JOHN: How could I have.. if I'd chosen the person I was gonna choose, she'd be gone.
He thinks it is one thing to nominate someone but it's another to send them to the wolves. John is happy to go and Caoimhe's just come out of her own and Shabby's just left so she has a chance to rectify herself. 'And become who she is as a person.. and I think she's starting to do that. So to.. like it's one thing to nominate, we have to nominate! But that would have been purely my fault!'
JOHN: Do you know what I mean? Like I would have had to have dealt with that.. do you know what I mean? And like how could I have dealt.. (video ends)
Dave understands where he is coming from even though he had thought Caoimhe was just whooping him in the task initially! It shows what a good guy he is, to be so selfless as to put himself at stake for a slimey snake!! I know it sounds like I must really hate the witch but I don't - it is just the deepest, unadulterated form of intense disliking.
"Didn't like him throwing the task I know why he did it cus he is a decent guy but what if he had gone he was willing to give up Josie for Keeva bitch she makes my skin crawl x" (Kat Stevens)
JOSIE: Ben did you have your balls out this morning?
4.41pm, Josie is hoping there is a twist but is telling Steve that John has had a lot of rows with people ... unfortunately much of the
conversation was difficult to hear because hyper Ife was screaming in
the next room. Caoimhe telling Josie that Nathan made Shabby feel
very small before she went and that was the tipping point.
5.29pm, Ife - "Once men start moisturising, they realise it's
not girly. It's just keeping skin... fresh."
5.44pm, JOSIE (to John): I just love having you around here, I don't
know what it is....
Aw John thinks Steve is upset about him being up for eviction. John says BB asked him who would miss him if he left. He said Josie,
Steve (who nommed him!) and ? Says he's going to be himself still.
Josie says she knows 3 who definitely nommed him. John says - 'you know
3, just 3???'
5.50pm, Josie's hand going a bit high on John's inner thigh just there!
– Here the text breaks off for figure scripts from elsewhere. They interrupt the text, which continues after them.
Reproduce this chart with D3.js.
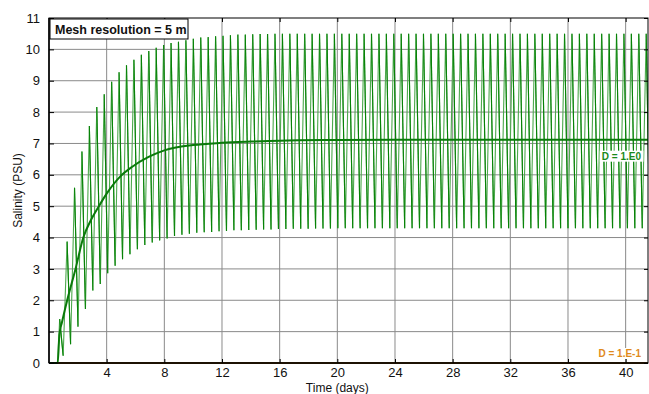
<!DOCTYPE html>
<html>
<head>
<meta charset="utf-8">
<script src="https://cdn.jsdelivr.net/npm/d3@7"></script>
<style>
body { margin: 0; background: #fff; }
svg { font-family: "Liberation Sans", Arial, sans-serif; }
</style>
</head>
<body>
<script>
var xTicks = [4, 8, 12, 16, 20, 24, 28, 32, 36, 40];
var yTicks = [0, 1, 2, 3, 4, 5, 6, 7, 8, 9, 10, 11];

// tidal run, D = 1.E0 : peak and trough of each tide cycle
var firstPeakDay = 0.74, tidalPeriod = 0.515;
var peakValues = [1.4, 3.87, 5.59, 6.74, 7.56, 8.16, 8.57, 8.97, 9.27, 9.49,
	9.67, 9.83, 9.95, 10.05, 10.14, 10.2, 10.24, 10.29, 10.34, 10.38,
	10.39, 10.42, 10.43, 10.45, 10.47, 10.47, 10.48, 10.49, 10.49, 10.5,
	10.5, 10.5, 10.5, 10.5, 10.5, 10.5, 10.5, 10.5, 10.5, 10.5,
	10.5, 10.5, 10.5, 10.5, 10.5, 10.5, 10.5, 10.5, 10.5, 10.5,
	10.5, 10.5, 10.5, 10.5, 10.5, 10.5, 10.5, 10.5, 10.5, 10.5,
	10.5, 10.5, 10.5, 10.5, 10.5, 10.5, 10.5, 10.5, 10.5, 10.5,
	10.5, 10.5, 10.5, 10.5, 10.5, 10.5, 10.5, 10.5, 10.5, 10.5];
var troughValues = [0.23, 0.6, 1.16, 1.72, 2.31, 2.52, 2.86, 3.1, 3.31, 3.47,
	3.63, 3.76, 3.84, 3.91, 3.97, 4.05, 4.09, 4.12, 4.15, 4.17,
	4.18, 4.2, 4.21, 4.23, 4.23, 4.24, 4.25, 4.26, 4.26, 4.27,
	4.27, 4.28, 4.28, 4.28, 4.29, 4.29, 4.29, 4.3, 4.3, 4.3,
	4.3, 4.3, 4.3, 4.3, 4.3, 4.3, 4.3, 4.3, 4.3, 4.3,
	4.3, 4.3, 4.3, 4.3, 4.3, 4.3, 4.3, 4.3, 4.3, 4.3,
	4.3, 4.3, 4.3, 4.3, 4.3, 4.3, 4.3, 4.3, 4.3, 4.3,
	4.3, 4.3, 4.3, 4.3, 4.3, 4.3, 4.3, 4.3, 4.3, 4.3];

// tidally averaged salinity, D = 1.E0
var meanDays = [0, 0.6, 0.72, 0.9, 1.26, 1.84, 2.38, 2.9, 3.46, 4.0, 4.95, 5.75, 6.91, 8, 10, 12, 14, 16, 20, 24, 42];
var meanValues = [0, 0, 0.9, 1.3, 2.0, 3.0, 4.0, 4.55, 5.0, 5.4, 5.95, 6.25, 6.57, 6.78, 6.95, 7.02, 7.06, 7.09, 7.11, 7.12, 7.12];

// D = 1.E-1
var lowDays = [0.6, 42];
var lowValues = [0, 0];

var margin = {top: 18, right: 1, bottom: 31, left: 49},
	width = 649 - margin.left - margin.right,
	height = 394 - margin.top - margin.bottom;

var x = d3.scaleLinear().domain([0, 41.55]).range([0, width]);
var y = d3.scaleLinear().domain([0, 11]).range([height, 0]);

var svg = d3.select("body").append("svg")
	.attr("width", width + margin.left + margin.right)
	.attr("height", height + margin.top + margin.bottom);
var g = svg.append("g")
	.attr("transform", "translate(" + margin.left + "," + margin.top + ")");

g.append("clipPath").attr("id", "clip")
	.append("rect").attr("width", width).attr("height", height + 2).attr("y", -1);

// grid
g.selectAll(".vgrid").data(xTicks).enter().append("line")
	.attr("x1", function(d) { return x(d); }).attr("x2", function(d) { return x(d); })
	.attr("y1", 0).attr("y2", height)
	.attr("stroke", "#8a8a8a").attr("stroke-width", 1);
g.selectAll(".hgrid").data(yTicks.slice(1, -1)).enter().append("line")
	.attr("y1", function(d) { return y(d); }).attr("y2", function(d) { return y(d); })
	.attr("x1", 0).attr("x2", width)
	.attr("stroke", "#8a8a8a").attr("stroke-width", 1);

// build tide series
var tide = [[0, 0], [0.6, 0]];
peakValues.forEach(function(p, i) {
	var t = firstPeakDay + i * tidalPeriod;
	tide.push([t, p]);
	tide.push([t + 0.47 * tidalPeriod, troughValues[i]]);
});

var line = d3.line()
	.x(function(d) { return x(d[0]); })
	.y(function(d) { return y(d[1]); });

var plot = g.append("g").attr("clip-path", "url(#clip)");

plot.append("path").datum(tide)
	.attr("fill", "none").attr("stroke", "#4da94d").attr("stroke-width", 1.1)
	.attr("d", line);

// falling limbs drawn darker
var falls = [];
for (var i = 2; i < tide.length - 1; i += 2) falls.push([tide[i], tide[i + 1]]);
plot.selectAll(".fall").data(falls).enter().append("path")
	.attr("fill", "none").attr("stroke", "#078207").attr("stroke-width", 1.1)
	.attr("d", line);

var mean = meanDays.map(function(d, i) { return [d, meanValues[i]]; });
plot.append("path").datum(mean)
	.attr("fill", "none").attr("stroke", "#0a7a0a").attr("stroke-width", 2)
	.attr("d", d3.line().curve(d3.curveMonotoneX)
		.x(function(d) { return x(d[0]); }).y(function(d) { return y(d[1]); }));

var low = lowDays.map(function(d, i) { return [d, lowValues[i]]; });
plot.append("path").datum(low)
	.attr("fill", "none").attr("stroke", "#e08a1c").attr("stroke-width", 2.2)
	.attr("d", line);

// frame
g.append("rect").attr("width", width).attr("height", height)
	.attr("fill", "none").attr("stroke", "#000").attr("stroke-width", 1);
g.append("line").attr("x1", 0).attr("x2", 0).attr("y1", 0).attr("y2", height)
	.attr("stroke", "#000").attr("stroke-width", 1.5);
g.append("line").attr("x1", 0).attr("x2", width).attr("y1", height).attr("y2", height)
	.attr("stroke", "#000").attr("stroke-width", 1.5);

// axes with inner ticks
var xAxis = g.append("g")
	.attr("transform", "translate(0," + height + ")")
	.call(d3.axisBottom(x).tickValues(xTicks).tickSize(-4).tickPadding(5));
var xTop = g.append("g")
	.call(d3.axisTop(x).tickValues(xTicks).tickSize(-4).tickFormat(""));
var yAxis = g.append("g")
	.call(d3.axisLeft(y).tickValues(yTicks).tickSize(-5).tickPadding(9));
var yRight = g.append("g")
	.attr("transform", "translate(" + width + ",0)")
	.call(d3.axisRight(y).tickValues(yTicks).tickSize(-4).tickFormat(""));
[xAxis, xTop, yAxis, yRight].forEach(function(a) {
	a.select(".domain").remove();
	a.selectAll("line").attr("stroke", "#000");
	a.selectAll("text").attr("font-size", 13).attr("fill", "#111")
		.attr("font-family", "Liberation Sans, Arial, sans-serif");
});

svg.append("text")
	.attr("x", margin.left + x(20)).attr("y", 392)
	.attr("text-anchor", "middle").attr("font-size", 12).attr("fill", "#111")
	.text("Time (days)");
svg.append("text")
	.attr("transform", "translate(22," + (margin.top + y(5.5)) + ") rotate(-90)")
	.attr("text-anchor", "middle").attr("font-size", 12).attr("fill", "#111")
	.text("Salinity (PSU)");

// title box
g.append("rect").attr("x", 1).attr("y", 1).attr("width", 138).attr("height", 20)
	.attr("fill", "#fff").attr("stroke", "#000").attr("stroke-width", 1);
g.append("text").attr("x", 6).attr("y", 15.5)
	.attr("font-size", 12.5).attr("font-weight", "bold").attr("fill", "#111")
	.text("Mesh resolution = 5 m");

// series labels
function label(txt, yy, col) {
	var t = g.append("text").attr("x", width - 7).attr("y", yy)
		.attr("text-anchor", "end").attr("font-size", 10).attr("font-weight", "bold")
		.attr("fill", col).text(txt);
	var b = t.node().getBBox();
	g.insert("rect", function() { return t.node(); })
		.attr("x", b.x - 2).attr("y", b.y).attr("width", b.width + 4).attr("height", b.height)
		.attr("fill", "#fff");
}
label("D = 1.E0", y(7.12) + 20, "#1a8a1a");
label("D = 1.E-1", y(0) - 6, "#e08a1c");
</script>
</body>
</html>
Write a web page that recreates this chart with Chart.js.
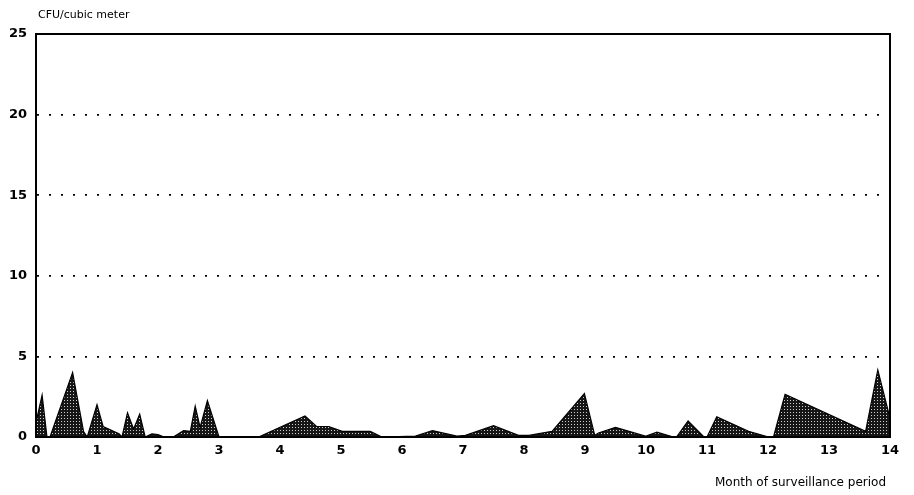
<!DOCTYPE html>
<html>
<head>
<meta charset="utf-8">
<script src="https://cdn.jsdelivr.net/npm/chart.js@4"></script>
<style>
  html, body { margin: 0; padding: 0; background: #fff; }
  #wrap { width: 914px; height: 495px; position: relative; }
</style>
</head>
<body>
<div id="wrap"><canvas id="areaChart"></canvas></div>
<script>
const months = [0, 0.1, 0.18, 0.23, 0.6, 0.78, 0.84, 1.0, 1.1, 1.36, 1.41, 1.5, 1.6, 1.7, 1.79,
  1.9, 2.0, 2.1, 2.25, 2.42, 2.53, 2.61, 2.69, 2.81, 3.0, 3.65, 4.41, 4.6, 4.8, 5.02, 5.48, 5.67,
  6.22, 6.5, 6.9, 7.04, 7.5, 7.91, 8.08, 8.46, 8.99, 9.16, 9.22, 9.5, 9.99, 10.18, 10.45, 10.5,
  10.69, 10.95, 11.0, 11.16, 11.68, 12.01, 12.09, 12.28, 13.6, 13.8, 13.98, 14];
const cfuValues = [0.9, 2.6, 0, 0, 4.0, 0.33, 0, 2.0, 0.65, 0.2, 0, 1.5, 0.5, 1.42, 0,
  0.2, 0.15, 0, 0, 0.4, 0.35, 1.92, 0.6, 2.25, 0, 0, 1.3, 0.65, 0.65, 0.35, 0.35, 0,
  0.05, 0.4, 0.05, 0.1, 0.7, 0.1, 0.1, 0.35, 2.7, 0.1, 0.25, 0.6, 0.05, 0.3, 0, 0,
  1.0, 0, 0, 1.26, 0.35, 0, 0, 2.65, 0.35, 4.16, 1.47, 1.5];
const yTicks = [0, 5, 10, 15, 20, 25];
const yTitle = 'CFU/cubic meter';
const xTitle = 'Month of surveillance period';

// Punktraster für die Fläche
function stipple() {
    const c = document.createElement('canvas');
    c.width = 3; c.height = 3;
    const g = c.getContext('2d');
    g.fillStyle = '#161616';
    g.fillRect(0, 0, 3, 3);
    g.fillStyle = '#d0d0d0';
    g.fillRect(1, 1, 1, 1);
    return g.createPattern(c, 'repeat');
}

const framePlugin = {
    id: 'frame',
    afterDraw(chart) {
        const ctx = chart.ctx;
        const a = chart.chartArea;
        ctx.save();
        ctx.strokeStyle = '#000';
        ctx.lineWidth = 2;
        ctx.strokeRect(a.left, a.top, a.right - a.left, a.bottom - a.top);
        ctx.fillStyle = '#000';
        ctx.textBaseline = 'alphabetic';
        ctx.font = '11px "DejaVu Sans"';
        ctx.textAlign = 'left';
        ctx.fillText(yTitle, 38, 18);
        ctx.font = '12px "DejaVu Sans"';
        ctx.textAlign = 'right';
        ctx.fillText(xTitle, 886, 486);
        ctx.restore();
    }
};

const points = months.map((m, i) => ({x: m, y: cfuValues[i]}));

new Chart(document.getElementById('areaChart'), {
    type: 'line',
    data: {
        datasets: [{
            data: points,
            fill: 'origin',
            backgroundColor: stipple(),
            borderColor: '#000',
            borderWidth: 1.2,
            pointRadius: 0,
            tension: 0
        }]
    },
    options: {
        responsive: true,
        maintainAspectRatio: false,
        animation: false,
        layout: { padding: { left: 0, top: 34, right: 24, bottom: 0 } },
        plugins: { legend: { display: false }, tooltip: { enabled: false } },
        scales: {
            x: {
                type: 'linear',
                min: 0,
                max: 14,
                afterFit(scale) { scale.height = 58; },
                ticks: {
                    stepSize: 1,
                    color: '#000',
                    padding: 6,
                    maxRotation: 0,
                    font: { family: 'DejaVu Sans', size: 13, weight: 'bold' }
                },
                grid: { display: false, drawTicks: false },
                border: { display: true, color: '#000', width: 2 }
            },
            y: {
                min: 0,
                max: 25,
                afterFit(scale) { scale.width = 36; },
                afterBuildTicks(scale) { scale.ticks = yTicks.map(v => ({value: v})); },
                ticks: {
                    color: '#000',
                    padding: 9,
                    font: { family: 'DejaVu Sans', size: 13, weight: 'bold' }
                },
                grid: {
                    drawTicks: false,
                    color: ctx => (ctx.tick.value === 0 || ctx.tick.value === 25) ? 'rgba(0,0,0,0)' : '#000',
                    lineWidth: 1.8
                },
                border: { display: true, color: '#000', width: 2, dash: [2, 10] }
            }
        }
    },
    plugins: [framePlugin]
});
</script>
</body>
</html>
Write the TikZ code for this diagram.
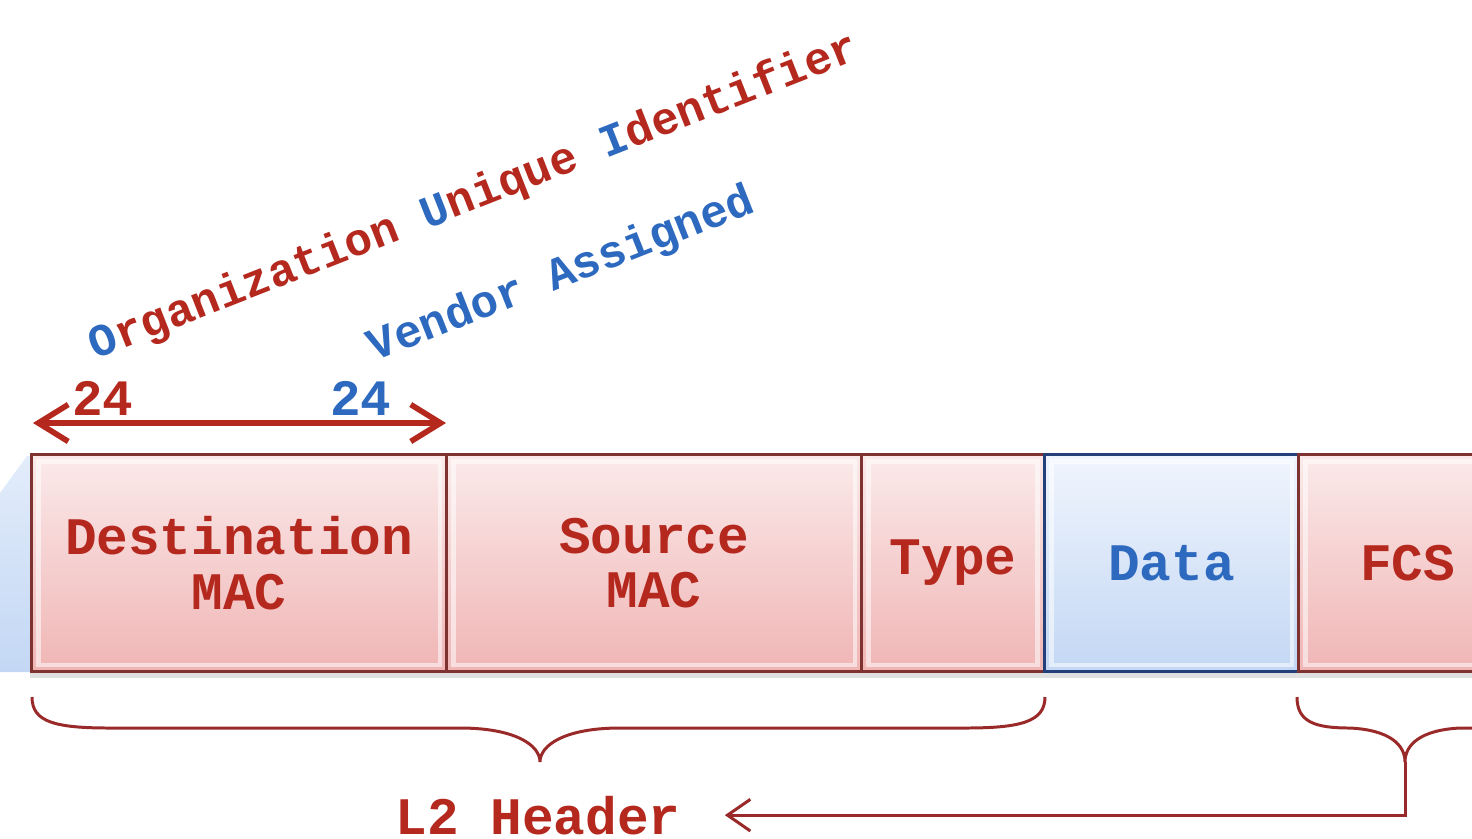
\documentclass[tikz,border=0pt]{standalone}
\usepackage{fontspec}
\setmonofont{Liberation Mono}
\usetikzlibrary{arrows.meta,calc}

\definecolor{txtred}{HTML}{B4281E}
\definecolor{txtblue}{HTML}{2D69BE}
\definecolor{edgered}{HTML}{7E3330}
\definecolor{edgeblue}{HTML}{24407A}
\definecolor{pinktop}{HTML}{FBEAEA}
\definecolor{pinkbot}{HTML}{F0B5B5}
\definecolor{bluetop}{HTML}{F0F5FD}
\definecolor{bluebot}{HTML}{C3D7F4}
\definecolor{bracered}{HTML}{9A2A2A}

\tikzset{
  fld/.style={draw=edgered, line width=0.85pt, top color=pinktop, bottom color=pinkbot,
    minimum height=2.17cm, anchor=north west, align=center, inner sep=0pt, text=txtred,
    font=\ttfamily\bfseries\fontsize{15}{15.6}\selectfont,
    path picture={\draw[white, opacity=0.55, line width=1.2pt]
      ([shift={(0.07cm,-0.07cm)}]path picture bounding box.north west) rectangle
      ([shift={(-0.07cm,0.07cm)}]path picture bounding box.south east);}},
  datafld/.style={fld, draw=edgeblue, top color=bluetop, bottom color=bluebot, text=txtblue},
  slant/.style={rotate=21.5, anchor=base west, inner sep=0pt,
    font=\ttfamily\bfseries\fontsize{13}{14}\selectfont},
  bits/.style={anchor=base, inner sep=0pt, font=\ttfamily\bfseries\fontsize{14.5}{15}\selectfont},
  brace/.style={draw=bracered, line width=0.85pt},
}

\newcommand{\bl}[1]{\textcolor{txtblue}{#1}}

\begin{document}
\begin{tikzpicture}[x=0.01cm, y=-0.01cm]
\useasboundingbox (0,0) rectangle (1472,838);

\shade[top color=bluetop!70!bluebot, bottom color=bluebot] (0,493) -- (27,456) -- (30,456) -- (30,672) -- (0,672) -- cycle; % previous frame
\fill[black!12] (30,670) rectangle (1472,678); % shadow

\node[fld, minimum width=4.15cm] (dstmac) at (30,453) {Destination\\MAC};
\node[fld, minimum width=4.15cm] (srcmac) at (445,453) {Source\\MAC};
\node[fld, minimum width=1.83cm] (typefld) at (860,453) {Type};
\node[datafld, minimum width=2.54cm] (datafld) at (1043,453) {Data};
\node[fld, minimum width=2.18cm] (fcsfld) at (1297,453) {FCS};

\node[slant, text=txtred] (oui) at (95,360) {\bl{O}rganization \bl{U}nique \bl{I}dentifier};
\node[slant, text=txtblue] (vendor) at (374,362) {Vendor Assigned};

\node[bits, text=txtred] (ouibits) at (103,415) {24};
\node[bits, text=txtblue] (nicbits) at (361,415) {24};

\coordinate (arrL) at (33,423);
\coordinate (arrR) at (446,423);
\draw[draw=txtred, line width=1.6pt, {Straight Barb[length=8.5pt, width=10.5pt]}-{Straight Barb[length=8.5pt, width=10.5pt]}] (arrL) -- (arrR);

% braces
\draw[brace] (32,697) .. controls (32,722) and (55,728) .. (110,728) -- (460,728)
  .. controls (515,728) and (540,745) .. (540,762)
  .. controls (540,745) and (565,728) .. (620,728) -- (965,728)
  .. controls (1020,728) and (1045,722) .. (1045,697);
\draw[brace] (1297,697) .. controls (1297,722) and (1315,728) .. (1350,728)
  .. controls (1390,730) and (1405,745) .. (1405,762)
  .. controls (1405,745) and (1420,730) .. (1460,728) -- (1480,728);

\coordinate (fcstip) at (1405,762);
\node[anchor=base, text=txtred, font=\ttfamily\bfseries\fontsize{15}{15.6}\selectfont] (header) at (538,834) {L2 Header};
\draw[brace, -{Straight Barb[length=6.5pt, width=9pt]}] (fcstip) |- ($(header.east)+(32,0)$);

\end{tikzpicture}
\end{document}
JJJ are cuddled up in the bathroom totally ignoring the robot !!!! John says he was willing to walk when Shabs.... 'If I was picked..... I don't have it in me to compete.... you and the people I felt
comfortable with Shabs and Govan are not here....'
Basshunter asks celebs from T4 on the beach who the sexiest HM is, Scouting for Girls all go with Josie. One of the girls from the cast of Skins (no idea who she is, sorry) says John James is her favourite HM. 2 girls from Hollyoaks (also not the foggiest who they are) call John the HM they most want to kiss as he's gorgeous and looks exactly like David Beckham.
George Lamb takes the pee out of John's face when BB reveals that he is up for eviction. Shabby is living to regret her choice to walk and screams for them to let her back in 'I am such a wally!' She had to turn off the live feed as she'd watched a little and got so angry, she kicked off at the TV!!
When she's shown John's confession at throwing the task for Caoimhe, she isn't surprised at John's a really nice guy and gentleman for all his bad points and issues. Shabby is behind him all the way on Friday. She is missing Caoimhe sooooooooooooo much and Caoimhe had left a few treats in Shabby's suitcase breaking a rule to write a note. Shabby apologises to Dave (Caoimhe's boyfriend) he doesn't think Caoimhe led her on and it was just harmless flirting because they were bored. He's sorry Shabby fell in love with her and knows Caoimhe loves her to pieces.
Dave is then played Josie and Caoimhe in the Diary room and Caoimhe kneeling in front of the camera to propose to him. 'Will you marry me in the Big Brother house cos I love you so much and think you're so beautiful?'Josie is all giggly in the chair behind her and squees and awww's that it's so lovely; Caoimhe thinks she's crying. Dave wasn't expecting that and declines to marrying her in the house as his Mum would probably kill him but will see outside of the house.
Only 28% of the viewer's poll think Shabby will win Caoimhe's heart over Dave. After Shabby's best bits are played, Emma Willis eggs Shabby on to jump the fence and get back in there!